__RECORDED INFORMATION__
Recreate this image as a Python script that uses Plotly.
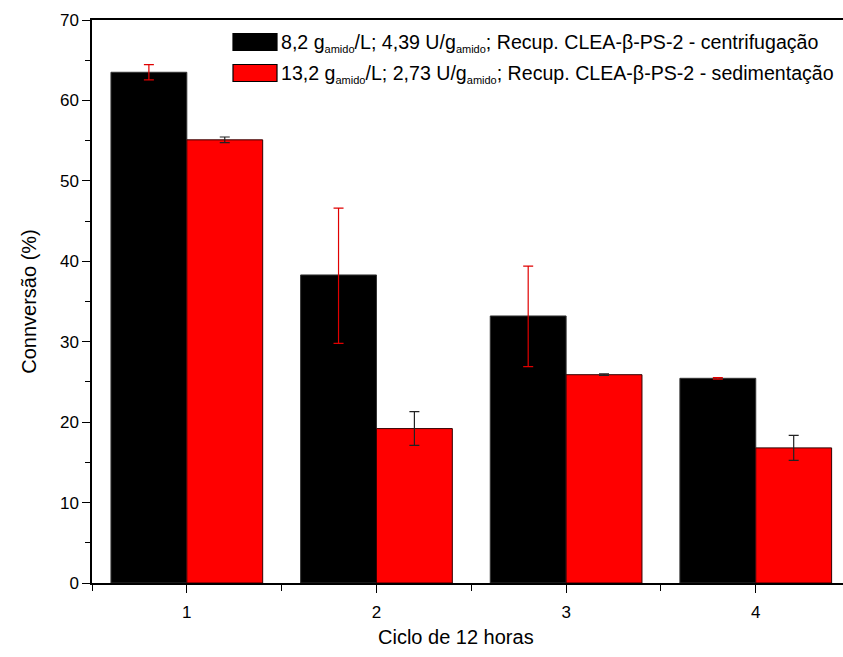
import plotly.graph_objects as go

ciclos = [1, 2, 3, 4]
centrif = [63.5, 38.3, 33.2, 25.45]
centrif_err_plus = [0.95, 8.3, 6.2, 0.1]
centrif_err_minus = [0.95, 8.5, 6.3, 0.1]
sedim = [55.1, 19.2, 25.9, 16.8]
sedim_err = [0.35, 2.1, 0.1, 1.55]

SUB = '<sub><span style="font-size:11px">amido</span></sub>'
nome_centrif = f"8,2 g{SUB}/L; 4,39 U/g{SUB}; Recup. CLEA-β-PS-2 - centrifugação"
nome_sedim = f"13,2 g{SUB}/L; 2,73 U/g{SUB}; Recup. CLEA-β-PS-2 - sedimentação"

FONT = "Liberation Sans, Arial, sans-serif"

fig = go.Figure()
fig.add_trace(go.Bar(
    x=ciclos, y=centrif, name=nome_centrif, width=0.4,
    marker=dict(color="black", line=dict(color="#333", width=1)),
    error_y=dict(type="data", array=centrif_err_plus, arrayminus=centrif_err_minus,
                 color="#e00000", thickness=1.2, width=5),
    showlegend=False,
))
fig.add_trace(go.Bar(
    x=ciclos, y=sedim, name=nome_sedim, width=0.4,
    marker=dict(color="#ff0000", line=dict(color="#300", width=1)),
    error_y=dict(type="data", array=sedim_err, color="#222", thickness=1.2, width=5),
    showlegend=False,
))

# custom legend (swatches + text) in paper coordinates
W, H, L, T = 843, 657, 92, 20
B = 74
pw, ph = W - L, H - T - B
def px(xp): return (xp - L) / pw
def py(yp): return (H - B - yp) / ph

legend_rows = [(nome_centrif, "black", 42), (nome_sedim, "#ff0000", 73)]
shapes = []
annotations = []
for text, col, yc in legend_rows:
    shapes.append(dict(type="rect", xref="paper", yref="paper",
                       x0=px(233), x1=px(277), y0=py(yc + 8.5), y1=py(yc - 8.5),
                       fillcolor=col, line=dict(color="black", width=1.2)))
    annotations.append(dict(xref="paper", yref="paper", x=px(279), y=py(yc + 1),
                            xanchor="left", yanchor="middle", text=text, showarrow=False,
                            font=dict(family=FONT, size=19.6, color="black")))

annotations.append(dict(xref="paper", yref="paper", x=px(456), y=py(637),
                        xanchor="center", yanchor="middle", text="Ciclo de 12 horas",
                        showarrow=False, font=dict(family=FONT, size=20, color="black")))

fig.update_layout(
    width=W, height=H,
    margin=dict(l=L, r=0, t=T, b=B),
    barmode="group", bargap=0.2, bargroupgap=0,
    plot_bgcolor="white", paper_bgcolor="white",
    font=dict(family=FONT, color="black"),
    shapes=shapes, annotations=annotations,
    xaxis=dict(
        range=[0.5, 4.46], tickvals=ciclos, ticktext=[str(c) for c in ciclos],
        ticks="outside", ticklen=8, tickwidth=1.2, tickcolor="black",
        minor=dict(tick0=0.5, dtick=1, ticks="outside", ticklen=6, tickwidth=1.2, tickcolor="black"),
        showline=True, linecolor="black", linewidth=1.5, mirror=True,
        showgrid=False, zeroline=False, ticklabelstandoff=5,
        tickfont=dict(family=FONT, size=17),
        automargin=False,
    ),
    yaxis=dict(
        range=[0, 70], dtick=10,
        ticks="outside", ticklen=8, tickwidth=1.2, tickcolor="black",
        minor=dict(dtick=5, ticks="outside", ticklen=5, tickwidth=1.2, tickcolor="black"),
        showline=True, linecolor="black", linewidth=1.5,
        showgrid=False, zeroline=False,
        tickfont=dict(family=FONT, size=17),
        title=dict(text="Connversão (%)", font=dict(family=FONT, size=20), standoff=18),
        automargin=False,
    ),
)

fig.write_html("out.html")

__WHAT THE TASK ASKS__
Up to and including the line containing "sedim_err = [0.35, 2.1, 0.1, 1.55]", repeat every line from the start of the data, but none of the pictures.

__ANSWER TO THIS EXERCISE__
Recreate this image as a Python script that uses Plotly.
import plotly.graph_objects as go

ciclos = [1, 2, 3, 4]
centrif = [63.5, 38.3, 33.2, 25.45]
centrif_err_plus = [0.95, 8.3, 6.2, 0.1]
centrif_err_minus = [0.95, 8.5, 6.3, 0.1]
sedim = [55.1, 19.2, 25.9, 16.8]
sedim_err = [0.35, 2.1, 0.1, 1.55]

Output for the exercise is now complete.